If his Wikipedia page is to be believed, James Dean Bradfield has transformed himself from a hard-drinking, fag-sucking barroom poet to the earliest rising star in pop. Today's interrogation commences at an ungodly 9:30am. That's roughly the equivalent of 5am to those with proper, non-music related jobs. Despite fronting Manic Street Preachers, one of the UK's most intriguing rock groups, Bradfield seems hesitant to fully immerse himself into solo stardom. Indeed, this unnecessary self-deprecating streak may stem from the undeniable magnitude of his band's iconography, which remains fixated on the spectre of long-term AWOL lyricist Richey Edwards.
In person Bradfield stands out as refreshingly honest, disarmingly intelligent and the antithesis of smoke-and-mirror faux celebrity. In late July his first solo effort The Great Western will be unleashed. Recorded in Hoxton Square, it's easily as strong as the Manics' post-Richey trilogy and an impressive appendage to Bradfield's already illustrious career, which has seen him don a balaclava on Top Of The Pops and produce underselling records for Kylie.
How high would you personally rate The Great Western?
I'd give it 8 out of 10.
Which track are you most happy with?
I'm particularly proud of the song 'An English Gentleman' which is about our manager Phillip Hall, who passed away. I like the fact that it's not maudlin. There's something quite joyful about the remembrance in the song.
Did working with session musicians increase your appreciation of your fellow Manics?
It feels fucking weird actually, looking to my left at a gig and not having Nick there doing a star jump. I miss that. It's always exciting to see whether he's going to explode or not, in a good or bad way. I also missed the telepathic moments I get with Sean.
What do your band-mates think of your record?

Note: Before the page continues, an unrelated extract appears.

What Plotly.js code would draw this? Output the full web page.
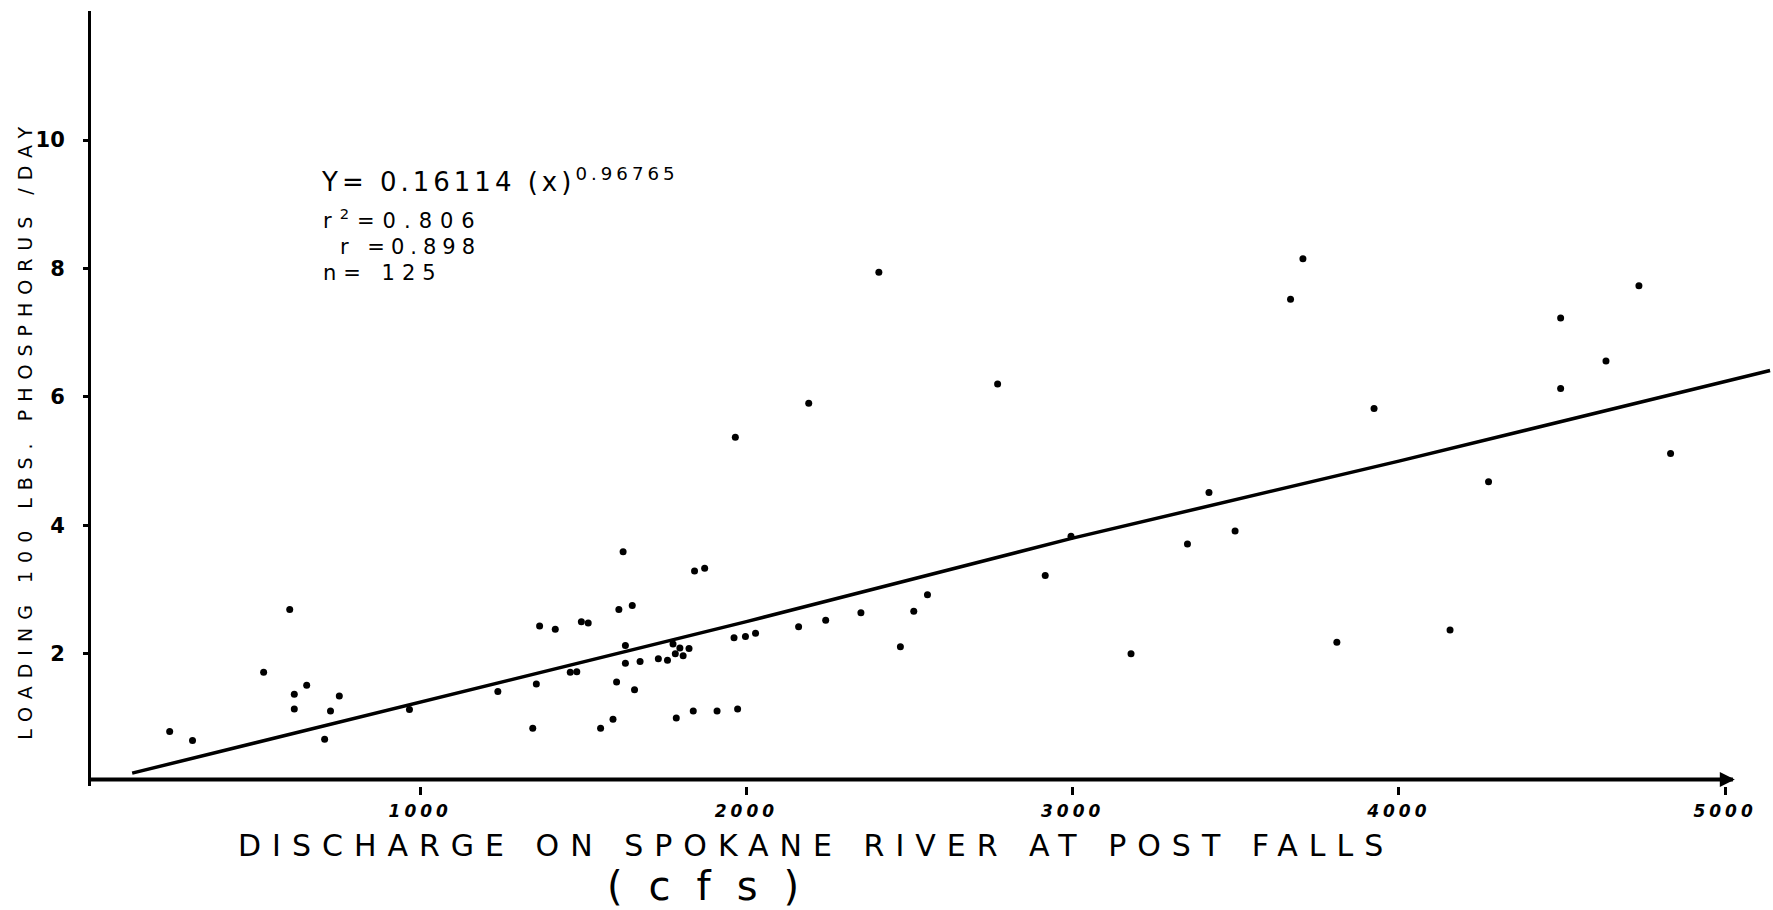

Nick likes it and Sean has made a few soft noises in my direction. There's no issues in the band.
What stands as the album's worst lyric?
It's 'Say Hello To The Pope'. On that song I tried to do something that I didn't actually achieve.
Tell me something that will amend people's preconceptions of you...
I have an ongoing obsession with one day finding a religion. That is more omnipresent in my thoughts than you'd think.
Are you a believer in the paranormal?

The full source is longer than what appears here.